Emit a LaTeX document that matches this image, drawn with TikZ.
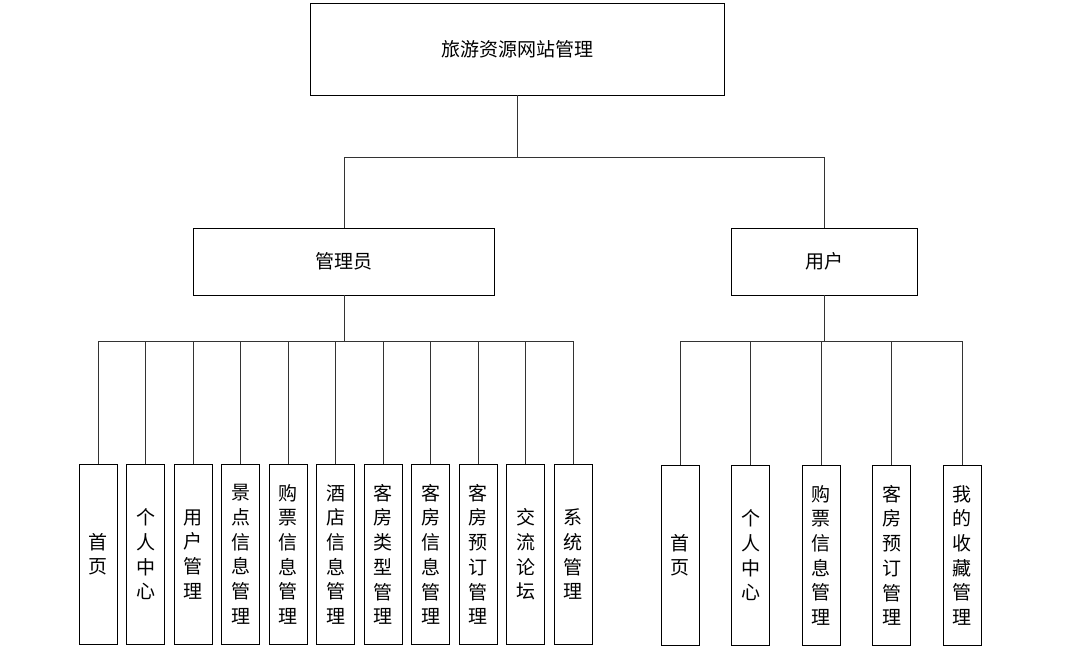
\documentclass[tikz,border=0pt]{standalone}
\usepackage{fontspec}
\setmainfont{Noto Sans CJK SC}
\usetikzlibrary{positioning}
\tikzset{
  topbox/.style={draw, line width=0.8pt, minimum width=414pt, minimum height=92pt, font=\fontsize{19}{23}\selectfont},
  rolebox/.style={draw, line width=0.8pt, minimum height=67pt, font=\fontsize{19}{23}\selectfont},
  leaf/.style={draw, line width=0.8pt, anchor=north, minimum width=38pt, minimum height=180pt, inner sep=0pt, align=center, font=\fontsize{19}{24.7}\selectfont},
  link/.style={draw, line width=0.8pt, color=black!80},
}

\begin{document}
\begin{tikzpicture}[x=1pt, y=-1pt]
  \useasboundingbox (0,0) rectangle (1071,663);
  \node[topbox] (root) at (517,49) {旅游资源网站管理};
  \node[rolebox, minimum width=301pt] (adm) at (344,261.5) {管理员};
  \node[rolebox, minimum width=186pt] (usr) at (824,261.5) {用户};
  \draw[link] (root.south) -- ++(0,62) -| (adm.north);
  \draw[link] (root.south) -- ++(0,62) -| (usr.north);
  % admin modules
  \node[leaf] (a1) at (98,464) {首\\页};
  \node[leaf, right=8.7pt of a1] (a2) {个\\人\\中\\心};
  \node[leaf, right=8.7pt of a2] (a3) {用\\户\\管\\理};
  \node[leaf, right=8.7pt of a3] (a4) {景\\点\\信\\息\\管\\理};
  \node[leaf, right=8.7pt of a4] (a5) {购\\票\\信\\息\\管\\理};
  \node[leaf, right=8.7pt of a5] (a6) {酒\\店\\信\\息\\管\\理};
  \node[leaf, right=8.7pt of a6] (a7) {客\\房\\类\\型\\管\\理};
  \node[leaf, right=8.7pt of a7] (a8) {客\\房\\信\\息\\管\\理};
  \node[leaf, right=8.7pt of a8] (a9) {客\\房\\预\\订\\管\\理};
  \node[leaf, right=8.7pt of a9] (a10) {交\\流\\论\\坛};
  \node[leaf, right=8.7pt of a10] (a11) {系\\统\\管\\理};
  \foreach \i in {1,...,11} \draw[link] (adm.south) -- ++(0,46) -| (a\i.north);
  % user modules
  \node[leaf] (u1) at (680,465) {首\\页};
  \node[leaf, right=31.7pt of u1] (u2) {个\\人\\中\\心};
  \node[leaf, right=31.7pt of u2] (u3) {购\\票\\信\\息\\管\\理};
  \node[leaf, right=31.7pt of u3] (u4) {客\\房\\预\\订\\管\\理};
  \node[leaf, right=31.7pt of u4] (u5) {我\\的\\收\\藏\\管\\理};
  \foreach \i in {1,...,5} \draw[link] (usr.south) -- ++(0,46) -| (u\i.north);
\end{tikzpicture}
\end{document}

:::

◆ Goal of the exercise:
Reproduce the data above in full, exactly as it is, with the pictures left out.

◆ Response:
Emit a LaTeX document that matches this image, drawn with TikZ.
\documentclass[tikz,border=0pt]{standalone}
\usepackage{fontspec}
\setmainfont{Noto Sans CJK SC}
\usetikzlibrary{positioning}
\tikzset{
  topbox/.style={draw, line width=0.8pt, minimum width=414pt, minimum height=92pt, font=\fontsize{19}{23}\selectfont},
  rolebox/.style={draw, line width=0.8pt, minimum height=67pt, font=\fontsize{19}{23}\selectfont},
  leaf/.style={draw, line width=0.8pt, anchor=north, minimum width=38pt, minimum height=180pt, inner sep=0pt, align=center, font=\fontsize{19}{24.7}\selectfont},
  link/.style={draw, line width=0.8pt, color=black!80},
}

\begin{document}
\begin{tikzpicture}[x=1pt, y=-1pt]
  \useasboundingbox (0,0) rectangle (1071,663);
  \node[topbox] (root) at (517,49) {旅游资源网站管理};
  \node[rolebox, minimum width=301pt] (adm) at (344,261.5) {管理员};
  \node[rolebox, minimum width=186pt] (usr) at (824,261.5) {用户};
  \draw[link] (root.south) -- ++(0,62) -| (adm.north);
  \draw[link] (root.south) -- ++(0,62) -| (usr.north);
  % admin modules
  \node[leaf] (a1) at (98,464) {首\\页};
  \node[leaf, right=8.7pt of a1] (a2) {个\\人\\中\\心};
  \node[leaf, right=8.7pt of a2] (a3) {用\\户\\管\\理};
  \node[leaf, right=8.7pt of a3] (a4) {景\\点\\信\\息\\管\\理};
  \node[leaf, right=8.7pt of a4] (a5) {购\\票\\信\\息\\管\\理};
  \node[leaf, right=8.7pt of a5] (a6) {酒\\店\\信\\息\\管\\理};
  \node[leaf, right=8.7pt of a6] (a7) {客\\房\\类\\型\\管\\理};
  \node[leaf, right=8.7pt of a7] (a8) {客\\房\\信\\息\\管\\理};
  \node[leaf, right=8.7pt of a8] (a9) {客\\房\\预\\订\\管\\理};
  \node[leaf, right=8.7pt of a9] (a10) {交\\流\\论\\坛};
  \node[leaf, right=8.7pt of a10] (a11) {系\\统\\管\\理};
  \foreach \i in {1,...,11} \draw[link] (adm.south) -- ++(0,46) -| (a\i.north);
  % user modules
  \node[leaf] (u1) at (680,465) {首\\页};
  \node[leaf, right=31.7pt of u1] (u2) {个\\人\\中\\心};
  \node[leaf, right=31.7pt of u2] (u3) {购\\票\\信\\息\\管\\理};
  \node[leaf, right=31.7pt of u3] (u4) {客\\房\\预\\订\\管\\理};
  \node[leaf, right=31.7pt of u4] (u5) {我\\的\\收\\藏\\管\\理};
  \foreach \i in {1,...,5} \draw[link] (usr.south) -- ++(0,46) -| (u\i.north);
\end{tikzpicture}
\end{document}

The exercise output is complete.